Mr. Opare Hammond is thus asking the party to reconsider the decision and use dialogue to appeal to non-Ga aspirants instead of making it compulsory through directives.
“I think this is also another thing that they didn’t need to communicate it this way. They could have still implemented this decision in a different way. I think the party leadership should take a second look at all of these issues and possibly move them from the NEC to the highest decision-making body of the party after congress, that’s the National Council, to look at these issues and come out with something that will satisfy everybody”.
The party has come under intense criticism following newly adopted proposals ahead of its parliamentary primaries. One of such is the affirmative action that seeks to bar any male from contesting against the party’s female sitting MPs. Angry party supporters from across the country have described the decision as undemocratic and have protested peacefully to show their displeasure.

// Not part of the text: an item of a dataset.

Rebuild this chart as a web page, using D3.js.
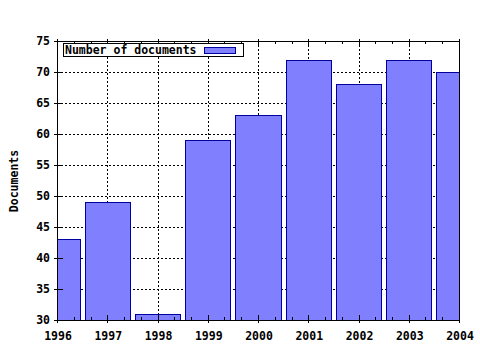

Political analysts have also cautioned that the move could affect the party’s chances in the 2016 elections. Others have also questioned the increased filing fees for parliamentary aspirants.
Filing fees for aspirants has been pegged at GH¢10,000 in constituencies not held by the party with those to challenge incumbent NPP MPs expected to pay GH¢20,000 more.
Women aspirants as well as youth and physically challenged members will be given a 50 per cent rebate.
But Dr. Opare Hammond says he has no problem with the new fees. He is of the view that individuals willing to contest should also see the need to contribute to the party financially.
On the affirmative action proposal, the former NPP Director of Finance told TV3’s Edward Kwabi that although he strongly supports any decision to encourage more women to go to Parliament, the approach being used by the party is inappropriate.
He is of the view that the party employs the use of dialogue to impress upon such aspirants to allow their female counterparts instead of making it compulsory through directives.
The party has set Sunday, May 24 for the parliamentary primaries. Nominations for the elections will open on Monday, March 30 and close on Friday, April 10.